- [Stated goal]:
All the data below goes into the copy word for word, but the pictures don't.

-- START OF Material --

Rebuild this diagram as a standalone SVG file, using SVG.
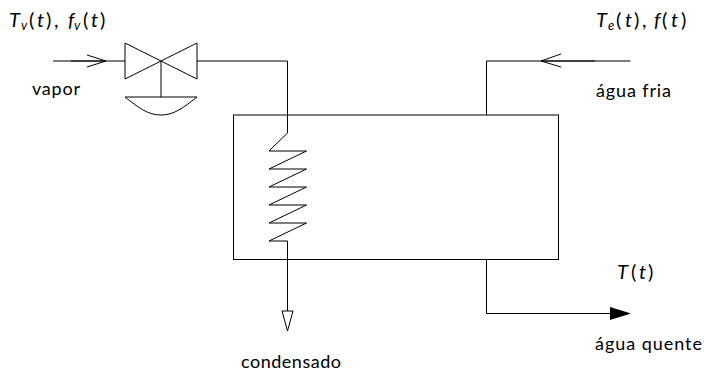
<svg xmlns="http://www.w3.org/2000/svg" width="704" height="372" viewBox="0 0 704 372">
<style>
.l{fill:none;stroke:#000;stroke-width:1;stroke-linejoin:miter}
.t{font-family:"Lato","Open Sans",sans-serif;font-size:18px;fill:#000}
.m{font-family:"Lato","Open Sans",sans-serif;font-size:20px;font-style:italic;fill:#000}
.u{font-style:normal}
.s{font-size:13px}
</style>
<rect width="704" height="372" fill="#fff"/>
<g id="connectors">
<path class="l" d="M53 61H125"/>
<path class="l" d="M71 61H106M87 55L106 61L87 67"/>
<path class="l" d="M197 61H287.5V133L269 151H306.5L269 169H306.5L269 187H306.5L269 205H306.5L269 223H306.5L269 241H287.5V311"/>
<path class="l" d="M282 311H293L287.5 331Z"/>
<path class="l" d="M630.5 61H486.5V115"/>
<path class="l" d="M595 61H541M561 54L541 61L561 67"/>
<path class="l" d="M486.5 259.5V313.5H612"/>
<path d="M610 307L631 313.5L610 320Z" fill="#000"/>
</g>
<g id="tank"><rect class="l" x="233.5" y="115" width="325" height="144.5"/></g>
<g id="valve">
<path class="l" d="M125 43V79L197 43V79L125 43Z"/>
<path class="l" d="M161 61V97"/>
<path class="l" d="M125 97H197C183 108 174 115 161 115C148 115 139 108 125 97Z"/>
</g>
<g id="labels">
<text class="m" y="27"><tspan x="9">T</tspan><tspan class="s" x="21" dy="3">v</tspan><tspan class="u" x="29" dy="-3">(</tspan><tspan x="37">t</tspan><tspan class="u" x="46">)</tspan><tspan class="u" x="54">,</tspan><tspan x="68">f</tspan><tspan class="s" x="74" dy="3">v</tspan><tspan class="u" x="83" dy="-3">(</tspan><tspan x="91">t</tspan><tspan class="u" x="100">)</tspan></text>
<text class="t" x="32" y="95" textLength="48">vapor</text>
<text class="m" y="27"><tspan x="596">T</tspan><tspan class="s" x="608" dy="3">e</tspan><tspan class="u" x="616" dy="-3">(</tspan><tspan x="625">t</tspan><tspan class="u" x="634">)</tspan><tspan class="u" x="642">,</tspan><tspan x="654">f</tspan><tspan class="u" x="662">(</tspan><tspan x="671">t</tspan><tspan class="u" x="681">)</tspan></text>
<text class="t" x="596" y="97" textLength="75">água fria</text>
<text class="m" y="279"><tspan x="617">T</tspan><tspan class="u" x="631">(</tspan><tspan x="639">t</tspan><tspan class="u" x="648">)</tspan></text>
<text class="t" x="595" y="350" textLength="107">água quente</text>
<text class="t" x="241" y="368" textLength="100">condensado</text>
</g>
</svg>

-- END OF Material --

- [Solution]:
Rebuild this diagram as a standalone SVG file, using SVG.
<svg xmlns="http://www.w3.org/2000/svg" width="704" height="372" viewBox="0 0 704 372">
<style>
.l{fill:none;stroke:#000;stroke-width:1;stroke-linejoin:miter}
.t{font-family:"Lato","Open Sans",sans-serif;font-size:18px;fill:#000}
.m{font-family:"Lato","Open Sans",sans-serif;font-size:20px;font-style:italic;fill:#000}
.u{font-style:normal}
.s{font-size:13px}
</style>
<rect width="704" height="372" fill="#fff"/>
<g id="connectors">
<path class="l" d="M53 61H125"/>
<path class="l" d="M71 61H106M87 55L106 61L87 67"/>
<path class="l" d="M197 61H287.5V133L269 151H306.5L269 169H306.5L269 187H306.5L269 205H306.5L269 223H306.5L269 241H287.5V311"/>
<path class="l" d="M282 311H293L287.5 331Z"/>
<path class="l" d="M630.5 61H486.5V115"/>
<path class="l" d="M595 61H541M561 54L541 61L561 67"/>
<path class="l" d="M486.5 259.5V313.5H612"/>
<path d="M610 307L631 313.5L610 320Z" fill="#000"/>
</g>
<g id="tank"><rect class="l" x="233.5" y="115" width="325" height="144.5"/></g>
<g id="valve">
<path class="l" d="M125 43V79L197 43V79L125 43Z"/>
<path class="l" d="M161 61V97"/>
<path class="l" d="M125 97H197C183 108 174 115 161 115C148 115 139 108 125 97Z"/>
</g>
<g id="labels">
<text class="m" y="27"><tspan x="9">T</tspan><tspan class="s" x="21" dy="3">v</tspan><tspan class="u" x="29" dy="-3">(</tspan><tspan x="37">t</tspan><tspan class="u" x="46">)</tspan><tspan class="u" x="54">,</tspan><tspan x="68">f</tspan><tspan class="s" x="74" dy="3">v</tspan><tspan class="u" x="83" dy="-3">(</tspan><tspan x="91">t</tspan><tspan class="u" x="100">)</tspan></text>
<text class="t" x="32" y="95" textLength="48">vapor</text>
<text class="m" y="27"><tspan x="596">T</tspan><tspan class="s" x="608" dy="3">e</tspan><tspan class="u" x="616" dy="-3">(</tspan><tspan x="625">t</tspan><tspan class="u" x="634">)</tspan><tspan class="u" x="642">,</tspan><tspan x="654">f</tspan><tspan class="u" x="662">(</tspan><tspan x="671">t</tspan><tspan class="u" x="681">)</tspan></text>
<text class="t" x="596" y="97" textLength="75">água fria</text>
<text class="m" y="279"><tspan x="617">T</tspan><tspan class="u" x="631">(</tspan><tspan x="639">t</tspan><tspan class="u" x="648">)</tspan></text>
<text class="t" x="595" y="350" textLength="107">água quente</text>
<text class="t" x="241" y="368" textLength="100">condensado</text>
</g>
</svg>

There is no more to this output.